Wird die Fed das beunruhigen? Beim derzeitigen Stand der Dinge ist das nicht zu erwarten. Denn die Fed dürfte die etwas höheren Inflationserwartungen begrüßen, da sie ihren Zielen entgegenkommen. Angesichts der hohen Arbeitslosenzahlen wird die Fed vorerst auf eine Revision ihrer Geldpolitik verzichten. Die entscheidende Frage ist, wie schnell wieder Arbeitsplätze geschaffen werden. Veränderungen auf dem US-Arbeitsmarkt folgen dem Zyklus in der Regel mit einer Verzögerung und langsamer als andere Wirtschaftsdaten, wobei wir einräumen müssen, dass das Tempo, mit dem sich einige wirtschaftlichen Variablen in diesem Zyklus entwickelt haben, beispiellos ist.
Was der Fed jedoch Sorgen bereiten könnte, ist das Tempo der Veränderungen an den Zinsmärkten. Der allmähliche Anstieg von Treasury-Renditen ist nicht von Nachteil. Tatsächlich ist es aus Anlegersicht eine gesunde Entwicklung und hilft ihnen dabei, sich zukünftig ausgewogener zu positionieren. Wenn jedoch die Treasury-Renditen noch weiter steigen und diese Entwicklung anhält, dann kann dies zu einer Verschärfung der Finanzierungsbedingungen führen und andere Anlageklassen könnten in den Ausverkauf von Anleihen hineingezogen werden. Für die Fed wäre dies eine unerwünschte Entwicklung.
Die bisherige Entwicklung ist meines Erachtens einigermaßen geordnet abgelaufen. Daran dürfte sich erst einmal auch nichts ändern. Wir haben gerade eine neue Spanne erreicht, doch wenn 10-jährige Treasuries Ende der Woche auf 1,40% und nächste Woche auf 1,50% steigen, dann dürfte sich das auf die Risikoeinschätzung auswirken und die Märkte dürften einige Gewinne mitnehmen.

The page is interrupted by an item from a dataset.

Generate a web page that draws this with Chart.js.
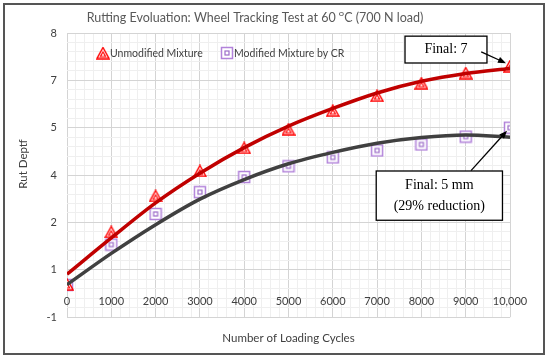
<!DOCTYPE html>
<html>
<head>
<meta charset="utf-8">
<script src="https://cdn.jsdelivr.net/npm/chart.js@4.4.1/dist/chart.umd.min.js"></script>
<style>
    html, body { margin: 0; padding: 0; background: #fff; }
    #wrap { width: 550px; height: 360px; }
</style>
</head>
<body>
<div id="wrap"><canvas id="rutChart" width="550" height="360"></canvas></div>
<script>
// values
const cycles = [0, 1000, 2000, 3000, 4000, 5000, 6000, 7000, 8000, 9000, 10000];
const unmodifiedRut = [0.04, 1.70, 2.84, 3.63, 4.36, 4.95, 5.54, 6.01, 6.41, 6.73, 6.95];
const modifiedRut = [0.02, 1.30, 2.27, 2.96, 3.44, 3.78, 4.06, 4.28, 4.47, 4.72, 5.00];
const unmodifiedTrend = [0.36, 1.51, 2.62, 3.56, 4.37, 5.05, 5.61, 6.10, 6.47, 6.72, 6.88];
const modifiedTrend = [0.03, 1.02, 1.93, 2.74, 3.36, 3.86, 4.22, 4.51, 4.69, 4.77, 4.70];
const xTickLabels = ['0', '1000', '2000', '3000', '4000', '5000', '6000', '7000', '8000', '9000', '10,000'];
const yTickLabels = ['-1', '1', '2', '4', '5', '7', '8'];

const labelFont = 'Lato';

function toPoints(values) {
    return cycles.map((c, i) => ({ x: c, y: values[i] }));
}

function makeTriangleMarker() {
    const c = document.createElement('canvas');
    c.width = 14;
    c.height = 13;
    const g = c.getContext('2d');
    g.strokeStyle = '#FF0000';
    g.fillStyle = '#ffffff';
    g.lineWidth = 1.4;
    g.beginPath();
    g.moveTo(7, 1); g.lineTo(13, 12); g.lineTo(1, 12); g.closePath();
    g.fill(); g.stroke();
    g.lineWidth = 1.2;
    g.beginPath();
    g.moveTo(7, 5.5); g.lineTo(9.6, 10); g.lineTo(4.4, 10); g.closePath();
    g.stroke();
    return c;
}

function makeSquareMarker() {
    const c = document.createElement('canvas');
    c.width = 14;
    c.height = 14;
    const g = c.getContext('2d');
    g.strokeStyle = '#B283DA';
    g.fillStyle = '#ffffff';
    g.lineWidth = 1.5;
    g.fillRect(1.5, 1.5, 11, 11);
    g.strokeRect(1.5, 1.5, 11, 11);
    g.strokeStyle = '#9C6CC8';
    g.lineWidth = 1.2;
    g.strokeRect(5, 5, 4, 4);
    return c;
}

const triangleMarker = makeTriangleMarker();
const squareMarker = makeSquareMarker();

const framePlugin = {
    id: 'frame',
    beforeDraw(chart) {
        const ctx = chart.ctx;
        ctx.save();
        ctx.fillStyle = '#ffffff';
        ctx.fillRect(0, 0, chart.width, chart.height);
        ctx.restore();
    },
    afterDraw(chart) {
        const ctx = chart.ctx;
        ctx.save();
        ctx.strokeStyle = '#555555';
        ctx.lineWidth = 2;
        ctx.strokeRect(4, 4, 540, 350);
        // y axis title
        ctx.translate(23, 164);
        ctx.rotate(-Math.PI / 2);
        ctx.fillStyle = '#404040';
        ctx.font = `11.5px ${labelFont}`;
        ctx.textAlign = 'center';
        ctx.textBaseline = 'middle';
        ctx.fillText('Rut Deptf', 0, 0);
        ctx.restore();
    }
};

const legendPlugin = {
    id: 'insideLegend',
    afterDraw(chart) {
        const ctx = chart.ctx;
        const area = chart.chartArea;
        const items = [
            { text: chart.data.datasets[0].label, marker: triangleMarker, dx: 36 },
            { text: chart.data.datasets[1].label, marker: squareMarker, dx: 160 }
        ];
        const cy = area.top + 20;
        ctx.save();
        ctx.font = `10.5px ${labelFont}`;
        ctx.fillStyle = '#404040';
        ctx.textBaseline = 'middle';
        items.forEach(item => {
            const cx = area.left + item.dx;
            ctx.drawImage(item.marker, cx - item.marker.width / 2, cy - item.marker.height / 2);
            ctx.fillText(item.text, cx + 7, cy + 1);
        });
        ctx.restore();
    }
};

function drawArrow(ctx, x1, y1, x2, y2) {
    const ang = Math.atan2(y2 - y1, x2 - x1);
    const len = 8, half = 3.2;
    ctx.beginPath();
    ctx.moveTo(x1, y1);
    ctx.lineTo(x2 - Math.cos(ang) * len * 0.8, y2 - Math.sin(ang) * len * 0.8);
    ctx.stroke();
    ctx.beginPath();
    ctx.moveTo(x2, y2);
    ctx.lineTo(x2 - Math.cos(ang) * len + Math.sin(ang) * half, y2 - Math.sin(ang) * len - Math.cos(ang) * half);
    ctx.lineTo(x2 - Math.cos(ang) * len - Math.sin(ang) * half, y2 - Math.sin(ang) * len + Math.cos(ang) * half);
    ctx.closePath();
    ctx.fill();
}

function drawNote(ctx, x, y, x1, y1, x2, y2, lines, lineGap) {
    const left = x.getPixelForValue(x1), right = x.getPixelForValue(x2);
    const top = y.getPixelForValue(y1), bottom = y.getPixelForValue(y2);
    ctx.fillStyle = '#ffffff';
    ctx.fillRect(left, top, right - left, bottom - top);
    ctx.strokeStyle = '#000000';
    ctx.lineWidth = 1.3;
    ctx.strokeRect(left, top, right - left, bottom - top);
    ctx.fillStyle = '#000000';
    ctx.font = '14px "Liberation Serif"';
    ctx.textAlign = 'center';
    ctx.textBaseline = 'middle';
    const cx = (left + right) / 2;
    const cy = (top + bottom) / 2 - (lines.length - 1) * lineGap / 2;
    lines.forEach((t, i) => ctx.fillText(t, cx, cy + i * lineGap));
}

const notesPlugin = {
    id: 'finalNotes',
    afterDraw(chart) {
        const { ctx, scales: { x, y } } = chart;
        const last = cycles.length - 1;
        ctx.save();
        drawNote(ctx, x, y, 7630, 7.9, 9480, 7.05, ['Final: 7'], 0);
        drawNote(ctx, x, y, 6980, 3.63, 9830, 2.07, ['Final: 5 mm', '(29% reduction)'], 21);
        ctx.strokeStyle = '#000000';
        ctx.fillStyle = '#000000';
        ctx.lineWidth = 1.3;
        const px1 = x.getPixelForValue(cycles[last]);
        drawArrow(ctx, x.getPixelForValue(9350), y.getPixelForValue(7.4), px1 - 4, y.getPixelForValue(unmodifiedRut[last]) - 3);
        drawArrow(ctx, x.getPixelForValue(9120), y.getPixelForValue(3.64), px1 - 3, y.getPixelForValue(modifiedRut[last]) + 3);
        ctx.restore();
    }
};

const ctx = document.getElementById('rutChart').getContext('2d');
const rutChart = new Chart(ctx, {
    type: 'line',
    data: {
        datasets: [
            {
                label: 'Unmodified Mixture',
                data: toPoints(unmodifiedRut),
                showLine: false,
                pointStyle: triangleMarker,
                pointRadius: 6,
                order: 2
            },
            {
                label: 'Modified Mixture by CR',
                data: toPoints(modifiedRut),
                showLine: false,
                pointStyle: squareMarker,
                pointRadius: 6,
                order: 2
            },
            {
                label: 'Unmodified trend',
                data: toPoints(unmodifiedTrend),
                borderColor: '#C00000',
                borderWidth: 3.5,
                pointRadius: 0,
                cubicInterpolationMode: 'monotone',
                order: 1
            },
            {
                label: 'Modified trend',
                data: toPoints(modifiedTrend),
                borderColor: '#404040',
                borderWidth: 3.5,
                pointRadius: 0,
                cubicInterpolationMode: 'monotone',
                order: 1
            }
        ]
    },
    options: {
        responsive: false,
        animation: false,
        devicePixelRatio: 1,
        layout: { padding: { left: 0, right: 40, top: 0, bottom: 0 } },
        scales: {
            x: {
                type: 'linear',
                position: { y: 0 },
                min: 0,
                max: 10000,
                border: { display: false },
                grid: {
                    drawTicks: false,
                    color: c => (c.tick && c.tick.value % 1000 === 0) ? '#D4D4D4' : '#EFEFEF'
                },
                ticks: {
                    stepSize: 200,
                    autoSkip: false,
                    maxRotation: 0,
                    minRotation: 0,
                    padding: 9,
                    color: '#404040',
                    font: { family: labelFont, size: 11 },
                    callback: v => (v % 1000 === 0 ? xTickLabels[v / 1000] : '')
                }
            },
            y: {
                min: -1,
                max: 8,
                border: { display: false },
                grid: {
                    drawTicks: false,
                    color: c => (c.index % 5 === 0) ? '#D4D4D4' : '#EFEFEF'
                },
                ticks: {
                    stepSize: 0.3,
                    autoSkip: false,
                    padding: 10,
                    color: '#404040',
                    font: { family: labelFont, size: 11 },
                    callback: (v, i) => (i % 5 === 0 ? yTickLabels[i / 5] : '')
                },
                afterFit: scale => { scale.width = 67; }
            }
        },
        plugins: {
            legend: { display: false },
            tooltip: { enabled: false },
            title: {
                display: true,
                text: 'Rutting Evoluation: Wheel Tracking Test at 60 \u1D3CC (700 N load)',
                color: '#595959',
                font: { family: labelFont, size: 12.5, weight: 'normal' },
                padding: { top: 10, bottom: 8 }
            },
            subtitle: {
                display: true,
                position: 'bottom',
                fullSize: false,
                text: 'Number of Loading Cycles',
                color: '#404040',
                font: { family: labelFont, size: 11.5 },
                padding: { top: 14, bottom: 15 }
            }
        }
    },
    plugins: [framePlugin, legendPlugin, notesPlugin]
});
</script>
</body>
</html>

Vorerst jedoch gilt lediglich, dass bei guten Fundamentaldaten eine neue Spanne erreicht wurde. Die Zinsen steigen und die Kreditrisiko-Spreads verengen sich. Eine solche Entwicklung ist zu diesem Zeitpunkt im Zyklus grundsätzlich zu erwarten – nur nicht so rasant. Für vorsichtige Beobachter (mich eingeschlossen) ist das Tempo der gesamten Entwicklung in diesem Zyklus atemberaubend. Wir vertreten die Auffassung, dass 10-jährige Treasuries Ende des Jahres die 1,50%-Marke erreichen werden – möglicherweise sogar viel früher. Das heißt, dass jetzt nicht der beste Zeitpunkt ist, um gewagte Transaktionen mit Treasuries vorzunehmen.